In justifying Khalid Sheikh Mohammed's civilian trial, the Obama administration is fond of citing a seemingly slam-dunk factoid: 300 other terrorists are currently sitting in federal prisons after being tried in civilian court.
One problem: that number seems to have come out of nowhere.
“The Obama administration has repeatedly failed to substantiate this figure even though they are using it to justify their decision to treat the world’s worst terrorists like ordinary criminals," said Stephen Miller, spokesman for Sen. Jeff Sessions, the ranking member on the Senate Judiciary Committee. "Despite numerous requests, information about how this number was calculated has still not been provided to Senator Sessions or his colleagues on the Judiciary Committee."
Indeed, Sessions and his colleague Sen. Jon Kyl, the Minority Whip, have pressed Attorney General Eric Holder and others about the alleged 300 prisoners in civilian custody at least five separate times, starting in May of 2009. Since then, Obama has flip-flopped, saying that only 190 are currently in custody.

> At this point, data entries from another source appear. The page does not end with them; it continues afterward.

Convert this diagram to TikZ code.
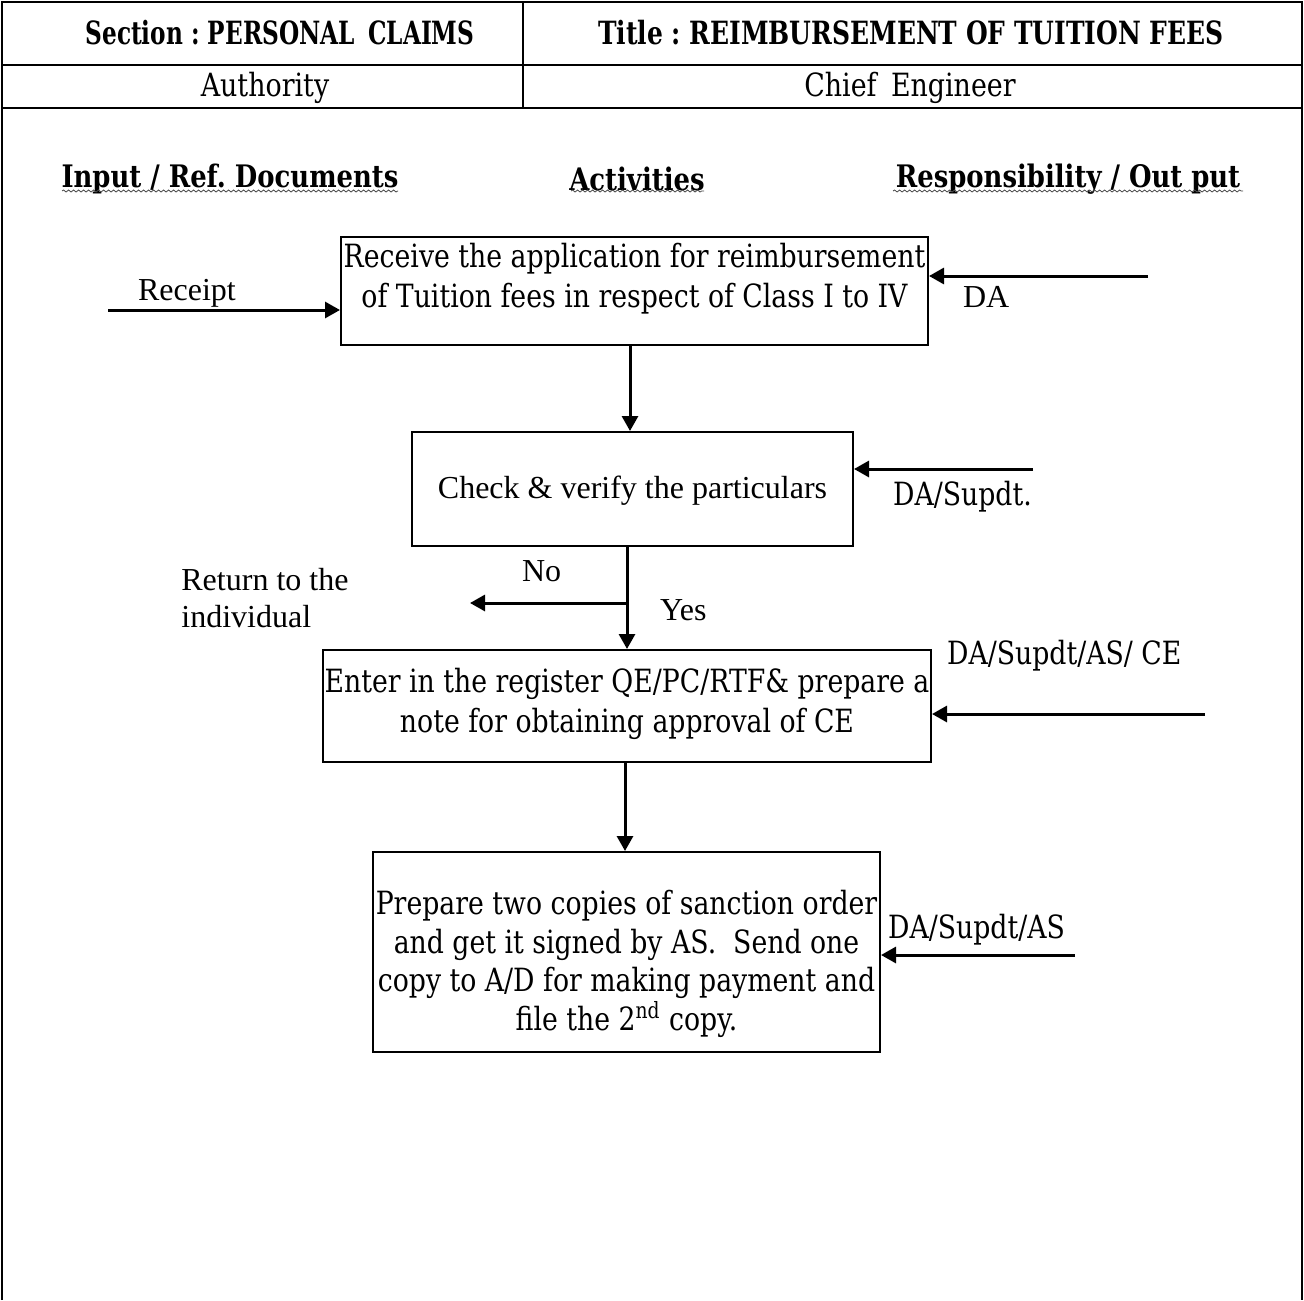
\documentclass[tikz,border=0pt]{standalone}
\usepackage{fontspec}
\usetikzlibrary{arrows.meta,decorations.pathmorphing}
\setmainfont{Liberation Serif}
\newfontfamily\cam[FakeStretch=0.835]{DejaVu Serif}
\newfontfamily\camcell[FakeStretch=0.84]{DejaVu Serif}
\newfontfamily\camhead[FakeStretch=0.78]{DejaVu Serif}
\frenchspacing
\begin{document}
\begin{tikzpicture}[x=0.5pt,y=-0.5pt,
  frame/.style={line width=1.2pt},
  stepbox/.style={draw,line width=1pt,inner sep=0pt},
  arr/.style={line width=1.5pt,-{Triangle[length=7.5pt,width=8pt]}},
  headtxt/.style={font=\camhead\bfseries\fontsize{16}{19}\selectfont},
  celltxt/.style={font=\camcell\fontsize{16}{19}\selectfont},
  coltxt/.style={font=\cam\bfseries\fontsize{15.5}{19}\selectfont},
  camtxt/.style={font=\cam\fontsize{16}{20}\selectfont},
  steptxt/.style={camtxt,align=center,inner sep=0pt},
  tmtxt/.style={font=\fontsize{16}{18.5}\selectfont},
  wavy/.style={draw=black!70,line width=0.4pt,decorate,decoration={snake,amplitude=0.5pt,segment length=2.5pt}}
]
\useasboundingbox (0,0) rectangle (1304,1300);
\fill[white] (0,0) rectangle (1304,1300);

% outer frame (open at the bottom) and header table
\draw[frame] (2,1300) -- (2,2) -- (1302,2) -- (1302,1300);
\draw[frame] (2,65) -- (1302,65);
\draw[frame] (2,108) -- (1302,108);
\draw[frame] (523,2) -- (523,108);

\node[headtxt] (sec) at (280,33) {\scalebox{0.93}[1]{Section : PERSONAL\hspace{0.45em}CLAIMS}};
\node[headtxt] (ttl) at (911,33) {Title : REIMBURSEMENT OF TUITION FEES};
\node[celltxt] (auth) at (265,88) {Authority};
\node[celltxt] (ce) at (910,88) {Chief\hspace{0.45em}Engineer};

% column headings
\node[coltxt] (hin) at (230,179) {Input / Ref. Documents};
\node[coltxt] (hact) at (637,179) {Activities};
\node[coltxt] (hres) at (1068,179) {Responsibility / Out put};
\draw[wavy] (62,191) -- (398,191);
\draw[wavy] (571,191) -- (704,191);
\draw[wavy] (893,191) -- (1243,191);

% process steps: frames, then their texts
\node[stepbox,minimum width=293.5pt,minimum height=54pt] (s1) at (634.5,291) {};
\node[steptxt] (s1t) at (634.5,279)
  {Receive the application for reimbursement\\of Tuition fees in respect of Class I to IV};
\node[stepbox,minimum width=220.5pt,minimum height=57pt] (s2) at (632.5,489) {};
\node[tmtxt,inner sep=0pt] (s2t) at (632.5,491) {Check \& verify the particulars};
\node[stepbox,minimum width=304pt,minimum height=56pt] (s3) at (627,706) {};
\node[steptxt] (s3t) at (627,704)
  {Enter in the register QE/PC/RTF\& prepare a\\note for obtaining approval of CE};
\node[stepbox,minimum width=253.5pt,minimum height=100pt] (s4) at (626.5,952) {};
\node[steptxt,font=\cam\fontsize{16}{19.35}\selectfont] (s4t) at (626.5,964)
  {Prepare two copies of sanction order\\and get it signed by AS.\ \ Send one\\copy to A/D for making payment and\\file the 2\textsuperscript{nd} copy.};

% flow between steps
\coordinate (c1) at (630,0);
\draw[arr] (c1 |- s1.south) -- (c1 |- s2.north);
\coordinate (yes) at (627,603);
\coordinate (ret) at (470,603);
\draw[arr] (yes |- s2.south) -- (yes |- s3.north);
\draw[arr] (yes) -- (ret);
\coordinate (c3) at (625,0);
\draw[arr] (c3 |- s3.south) -- (c3 |- s4.north);

\node[tmtxt,anchor=west] (no) at (515,571) {No};
\node[tmtxt,anchor=west] (yl) at (653,610) {Yes};
\node[tmtxt,anchor=north west,align=left,inner sep=0pt] (rt) at (181,568) {Return to the\\individual};

% inputs
\coordinate (rc) at (108,310);
\draw[arr] (rc) -- (rc -| s1.west);
\node[tmtxt,anchor=west] (rcl) at (131,293) {Receipt};

% responsibilities
\coordinate (r1) at (1148,276);
\draw[arr] (r1) -- (r1 -| s1.east);
\node[tmtxt,anchor=west] (r1l) at (956,297) {DA};

\coordinate (r2) at (1033,469);
\draw[arr] (r2) -- (r2 -| s2.east);
\node[camtxt,anchor=west] (r2l) at (886,497) {DA/Supdt.};

\coordinate (r3) at (1205,714);
\draw[arr] (r3) -- (r3 -| s3.east);
\node[camtxt,anchor=west] (r3l) at (940,656) {DA/Supdt/AS/ CE};

\coordinate (r4) at (1075,955);
\draw[arr] (r4) -- (r4 -| s4.east);
\node[camtxt,anchor=west] (r4l) at (881,930) {DA/Supdt/AS};
\end{tikzpicture}
\end{document}
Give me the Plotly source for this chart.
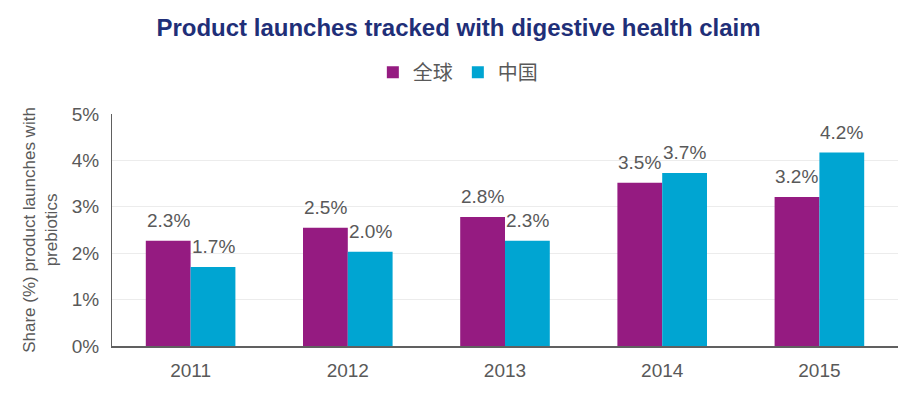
import plotly.graph_objects as go

years = ["2011", "2012", "2013", "2014", "2015"]
global_vals = [2.27, 2.55, 2.78, 3.52, 3.21]
china_vals = [1.70, 2.03, 2.27, 3.73, 4.17]
global_labels = ["2.3%", "2.5%", "2.8%", "3.5%", "3.2%"]
china_labels = ["1.7%", "2.0%", "2.3%", "3.7%", "4.2%"]
y_ticks = [0, 1, 2, 3, 4, 5]
y_tick_text = ["0%", "1%", "2%", "3%", "4%", "5%"]

PURPLE = "#951b81"
CYAN = "#00a5d2"
GRAY = "#595959"
FONT = "Liberation Sans, Arial, sans-serif"
CJK = "Liberation Sans, Noto Sans CJK SC, sans-serif"

fig = go.Figure()
fig.add_trace(go.Bar(x=years, y=global_vals, name="全球", marker_color=PURPLE, marker_line_width=0))
fig.add_trace(go.Bar(x=years, y=china_vals, name="中国", marker_color=CYAN, marker_line_width=0))

annotations = []
for labels, vals, shift in ((global_labels, global_vals, -22.5), (china_labels, china_vals, 22.5)):
    for i, (v, t) in enumerate(zip(vals, labels)):
        annotations.append(dict(x=i, y=v, text=t, xref="x", yref="y", showarrow=False,
                                xshift=shift, yanchor="bottom", yshift=8,
                                font=dict(family=FONT, size=19, color=GRAY)))

fig.update_layout(
    width=917, height=397,
    margin=dict(l=112, r=19, t=114, b=51),
    paper_bgcolor="white", plot_bgcolor="white",
    title=dict(text="<b>Product launches tracked with digestive health claim</b>",
               x=0.5, xanchor="center", y=0.93, yanchor="middle",
               font=dict(family=FONT, size=24, color="#1f2f78")),
    barmode="group", bargap=0.43, bargroupgap=0,
    legend=dict(orientation="h", x=0.44, xanchor="center", y=1.18, yanchor="middle",
                font=dict(family=CJK, size=20, color=GRAY),
                traceorder="normal"),
    annotations=annotations,
    font=dict(family=FONT, color=GRAY),
)
fig.update_xaxes(type="category", range=[-0.5, len(years) - 0.5],
                 showline=True, linecolor="#606060", linewidth=1.5,
                 ticks="outside", ticklen=6, tickcolor="rgba(0,0,0,0)",
                 tickfont=dict(family=FONT, size=19, color=GRAY))
fig.update_yaxes(range=[0, 5], tickvals=y_ticks, ticktext=y_tick_text,
                 showline=True, linecolor="#606060", linewidth=1, gridcolor="#ececec",
                 zeroline=False, ticks="outside", ticklen=8, tickcolor="rgba(0,0,0,0)",
                 tickfont=dict(family=FONT, size=19, color=GRAY),
                 title=dict(text="Share (%) product launches with<br>prebiotics", standoff=9,
                            font=dict(family=FONT, size=17, color=GRAY)))

fig.write_html("out.html", config={"displayModeBar": False},
               post_script="document.body.style.margin='0';")
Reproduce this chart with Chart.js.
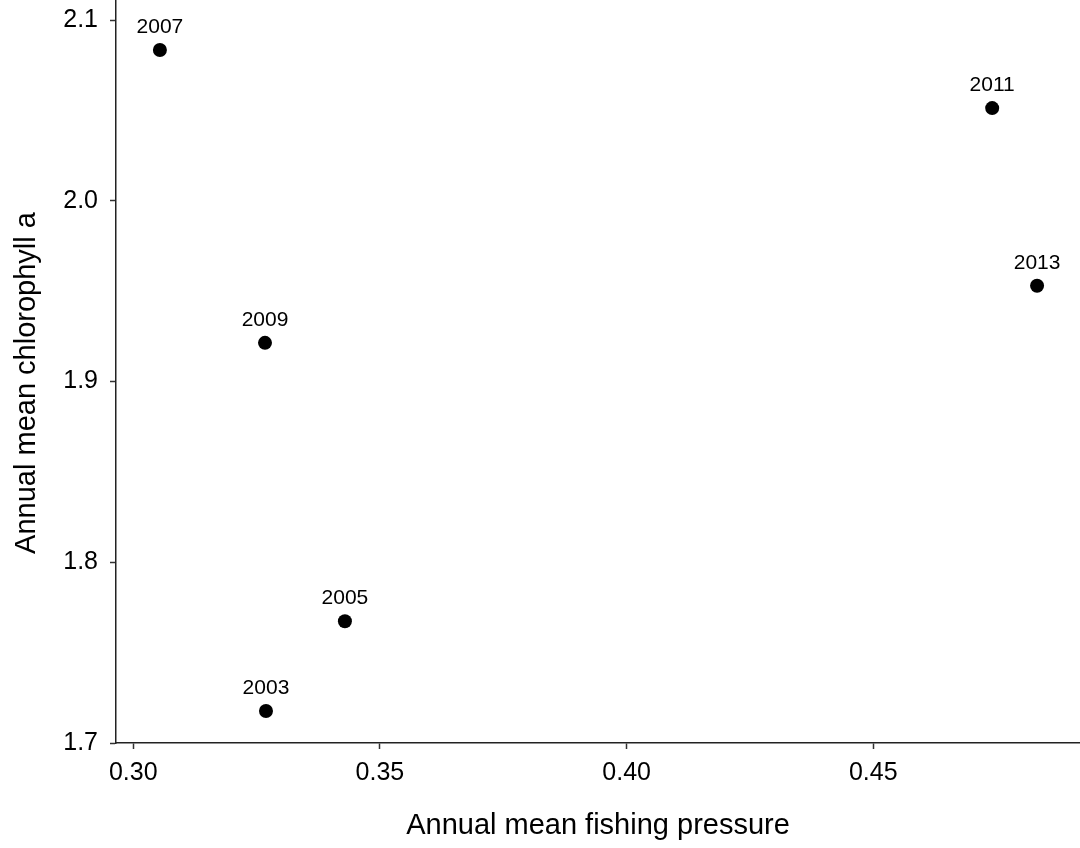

At other times, Holder has promised to get the names to Sessions and Kyl immediately.
Names have never been provided.
The issue at hand is not whether the names should actually be released to the public. That could violate national security protocol; the names of Guantanamo Bay prisoners weren't released publicly until the Associated Press demanded the information by launching a Freedom of Information Act request.
But there's nothing preventing Holder from releasing the names to top Congressional leaders who regularly deal with top-secret national security information — especially Republican leaders, who have been most critical of Holder's evasiveness. At least then, Obama's assertion that "300 prisoners" like KSM have been tried in civilian court could be verified.
Ryan Patmintra, a spokesman for Sen. Jon Kyl, (R-Ariz.), says the fact that the names have been withheld is downright fishy.
"Why is the Administration so reluctant to provide us with that information? Perhaps because it knows, as we've suspected all along, that the vast majority of these 300 individuals cannot credibly be compared to hardened terrorists like KSM and Abdulmutallab," said Patmintra.